To match Asik, Chicago would have to amnesty Boozer at some point (which they were probably going to do anyway), and then eventually make a decision between Noah and Asik sometime before the ’14-’15 season begins. There’s also the possibility that, by the time Asik is in that pricey third season of his deal, a $14 million expiring deal for a talented young player could end up being a pretty nice trade chip.
And none of this even takes into consideration retention of Luol Deng or, perhaps more interestingly, an eventual extension for Taj Gibson, which would be almost impossible to do with this kind of money on the books. Gibson might be the more valued asset for the Bulls, particularly if Boozer isn’t in the long-term plans for the team. There’s also the argument that using the amnesty provision on Boozer shouldn’t be to re-sign the bench, but to bring in another star. Do great teams hamper themselves with expensive benches, or invest in studs and then rotate the role guys in and out as necessary?

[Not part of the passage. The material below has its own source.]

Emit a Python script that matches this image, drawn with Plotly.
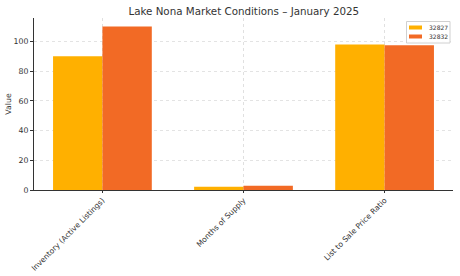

Whatever ends up happening, Houston did their job in offering Asik just enough money to be reasonable (an $8 million-per-year average isn’t outrageous for him at all), but also just enough money to make the debate about matching plenty interesting. Two weeks from now, we’ll see what the Bulls do, but Forman and team president John Paxson are almost surely cursing Daryl Morey as they begin their deliberations. Between the money they’d have to pay to amnesty Boozer to keep Asik, or even the luxury tax penalties they’d have to pay for Asik, it results in Chicago paying way more than they need to for a backup center. That’s why it doesn’t seem likely the Bulls will match this deal.
Houston definitely has put Chicago in quite a pickle, which perfectly personifies the delicate art of signing restricted agents under the new CBA. And it won’t be the last time we see the Gilbert Arenas loophole used in free agency, either. This one’s just the first.